Fumbling in the dark
In the examination room the temperature is rising. The patient coughs, and the images on the monitor show that he has started to bleed far down in his windpipe.
“Patients who are taking anticoagulants can be difficult to examine, because they bleed more easily than other patients,” explains Håkon Olav Leira, adding that this demonstrates another of the challenges that the medical team often faces; the bronchoscope images are blurred because blood is obscuring the camera lenses.
“In such situations, it is a huge advantage that we can manoeuvre according to what the position sensor and the 3D map that we have developed in collaboration with the SINTEF researcher tell us. Otherwise, we would just be fumbling in the dark.”
Then the bleeding stops by itself. Once again, everything is under control, and the bronchoscoper soon finds the route through the patient’s bronchi, aided by a steady hand and the images on the screen. It will soon be time to take samples of the 3 cm invisible tumour hidden in the patient’s left lung.

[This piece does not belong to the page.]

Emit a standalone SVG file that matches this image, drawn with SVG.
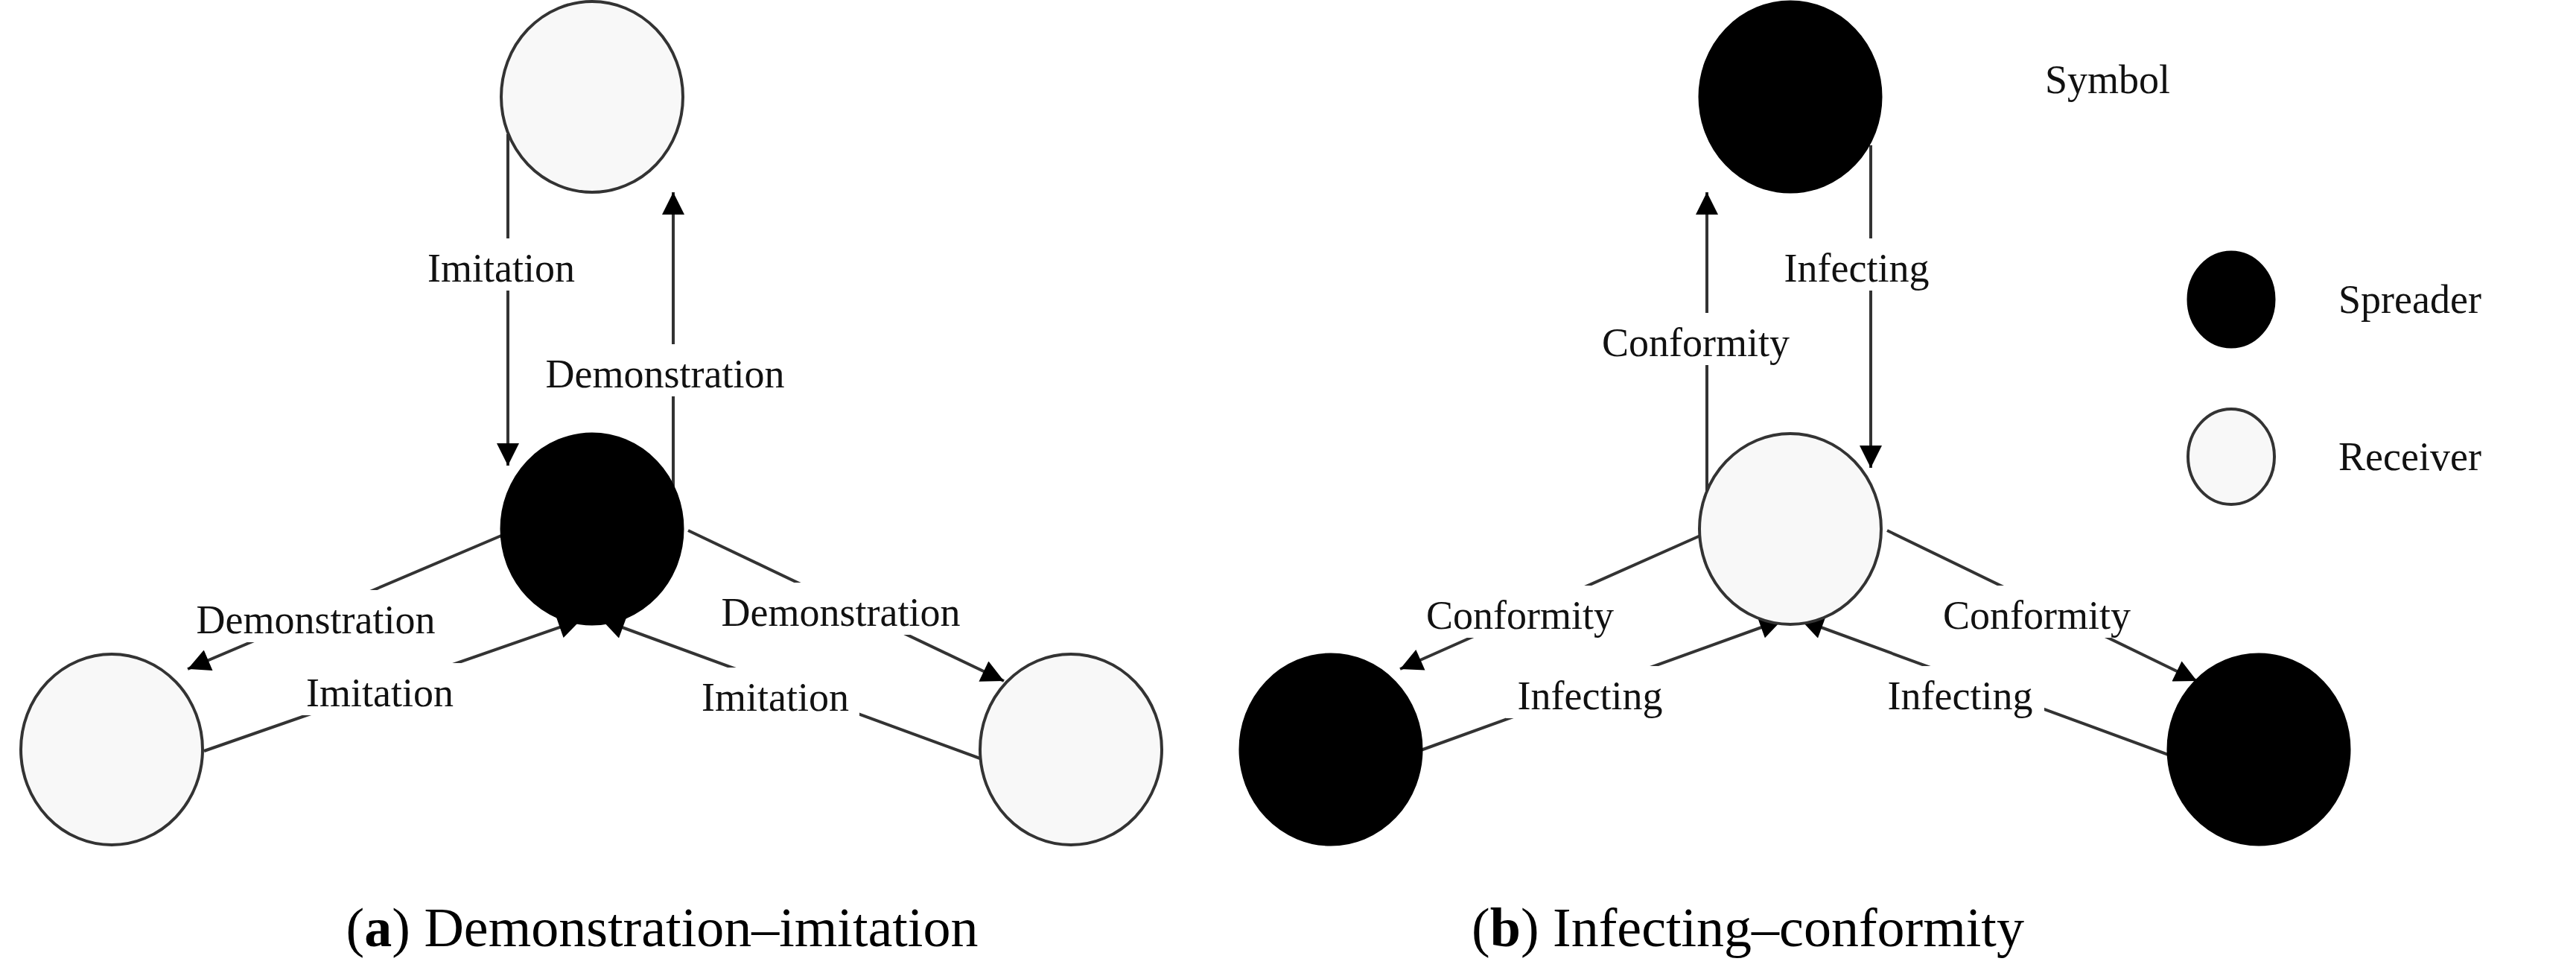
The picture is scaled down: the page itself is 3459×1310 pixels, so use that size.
<svg xmlns="http://www.w3.org/2000/svg" width="3459" height="1310" viewBox="0 0 3459 1310">
<style>
.w{fill:#f8f8f8;stroke:#333;stroke-width:4}
.b{fill:#000;stroke:#000;stroke-width:3}
.c{stroke:#333;stroke-width:4;fill:none;marker-end:url(#ah)}
.bg{fill:#fff}
.t{font-family:"Liberation Serif",serif;font-size:54px;fill:#111;text-anchor:middle}
.l{font-family:"Liberation Serif",serif;font-size:54px;fill:#111}
.cap{font-family:"Liberation Serif",serif;font-size:74px;fill:#000;text-anchor:middle}
</style>
<defs>
<marker id="ah" viewBox="0 0 10 10" refX="10" refY="5" markerUnits="userSpaceOnUse" markerWidth="44" markerHeight="30" orient="auto">
<path d="M0,0 L10,5 L0,10 z" fill="#000"/>
</marker>
</defs>
<rect width="3459" height="1310" fill="#fff"/>
<g id="connectors">
<line class="c" x1="682" y1="180" x2="682" y2="625"/>
<line class="c" x1="904" y1="655" x2="904" y2="258"/>
<line class="c" x1="673" y1="719" x2="252" y2="898"/>
<line class="c" x1="274" y1="1008" x2="780" y2="832"/>
<line class="c" x1="924" y1="712" x2="1348" y2="914"/>
<line class="c" x1="1316" y1="1018" x2="808" y2="832"/>
<line class="c" x1="2292" y1="660" x2="2292" y2="258"/>
<line class="c" x1="2512" y1="195" x2="2512" y2="628"/>
<line class="c" x1="2283" y1="719" x2="1880" y2="898"/>
<line class="c" x1="1905" y1="1008" x2="2393" y2="832"/>
<line class="c" x1="2534" y1="712" x2="2950" y2="914"/>
<line class="c" x1="2925" y1="1018" x2="2418" y2="832"/>
<g id="labels">
<rect class="bg" x="560" y="320" width="226" height="70"/><text class="t" x="673" y="378">Imitation</text>
<rect class="bg" x="720" y="462" width="346" height="70"/><text class="t" x="893" y="520">Demonstration</text>
<rect class="bg" x="251" y="792" width="346" height="70"/><text class="t" x="424" y="850">Demonstration</text>
<rect class="bg" x="397" y="890" width="226" height="70"/><text class="t" x="510" y="948">Imitation</text>
<rect class="bg" x="956" y="782" width="346" height="70"/><text class="t" x="1129" y="840">Demonstration</text>
<rect class="bg" x="928" y="896" width="226" height="70"/><text class="t" x="1041" y="954">Imitation</text>
<rect class="bg" x="2380" y="320" width="226" height="70"/><text class="t" x="2493" y="378">Infecting</text>
<rect class="bg" x="2142" y="420" width="270" height="70"/><text class="t" x="2277" y="478">Conformity</text>
<rect class="bg" x="1906" y="786" width="270" height="70"/><text class="t" x="2041" y="844">Conformity</text>
<rect class="bg" x="2022" y="894" width="226" height="70"/><text class="t" x="2135" y="952">Infecting</text>
<rect class="bg" x="2600" y="786" width="270" height="70"/><text class="t" x="2735" y="844">Conformity</text>
<rect class="bg" x="2519" y="894" width="226" height="70"/><text class="t" x="2632" y="952">Infecting</text>
</g>
</g>
<g id="a-top"><ellipse class="w" cx="795" cy="130" rx="122" ry="128"/></g>
<g id="a-center"><ellipse class="b" cx="795" cy="710" rx="122" ry="128"/></g>
<g id="a-left"><ellipse class="w" cx="150" cy="1006" rx="122" ry="128"/></g>
<g id="a-right"><ellipse class="w" cx="1438" cy="1006" rx="122" ry="128"/></g>
<g id="b-top"><ellipse class="b" cx="2404" cy="130" rx="122" ry="128"/></g>
<g id="b-center"><ellipse class="w" cx="2404" cy="710" rx="122" ry="128"/></g>
<g id="b-left"><ellipse class="b" cx="1787" cy="1006" rx="122" ry="128"/></g>
<g id="b-right"><ellipse class="b" cx="3033" cy="1006" rx="122" ry="128"/></g>
<g id="legend">
<text class="l" x="2830" y="125" text-anchor="middle">Symbol</text>
<ellipse class="b" cx="2996" cy="402" rx="58" ry="64"/>
<text class="l" x="3140" y="420">Spreader</text>
<ellipse class="w" cx="2996" cy="613" rx="58" ry="64"/>
<text class="l" x="3140" y="631">Receiver</text>
</g>
<g id="captions">
<text class="cap" x="889" y="1270">(<tspan font-weight="bold">a</tspan>) Demonstration–imitation</text>
<text class="cap" x="2347" y="1270">(<tspan font-weight="bold">b</tspan>) Infecting–conformity</text>
</g>
</svg>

The equipment that is showing the way into the patient’s inner organs also includes a set of advanced mathematical models that have been developed by engineers at SINTEF’s Department of Medical Technology. In practice, the GPS system operates in such a way that the CAT scan is first adapted to the patient, via a registration procedure in which the computer is told that the CAT images of the internal organs must match those of the actual physical patient. The position sensor then registers the movements and position of the sensor that sits at the tip of the bronchoscope.
The new navigated bronchoscopy procedure has been developed at SINTEF’s Department of Medical Technology, in collaboration with St. Olav’s Hospital, Departments of Pulmonary Medicine and Medical Technology. The research team has been collaborating closely with the St. Olav’s Hospital doctors for several years and the partnership has resulted in a number of medical innovations in the field of image-guided diagnostics and therapy.
Their solutions offer doctors three-dimensional images of the body’s internal organs while they are operating or performing examinations. For the most part, the techniques utilise ultrasound in combination with CAT images, but magnetic resonance (MR) spectroscopy is another important source of imagery for the three-dimensional “maps”.
The system can then show where the bronchoscope is located on the CAT images. The sensor is less than 1 mm in diameter, and a weak magnetic field that envelopes the patient registers the location of the sensor in three dimensions in real time. Both its direction and position inside the patient are displayed on a screen, so that the doctor always knows where the equipment is.
A good hour later, the team has finalized bronchoscopy with different samplings. At her fourth attempt, the bioengineer has managed to get the samples she needs. The team leader is pleased with the efforts of the medics and the scientists:
“That was a good job, well done,” he says to the group at the controls of the equipment, before he thanks the patient for his contribution. Bronchoscopy is a painless, but not exactly pleasant procedure. Willing patients are essential if the scientists are to be able to implement their ideas, and after his efforts, the patient needs some rest.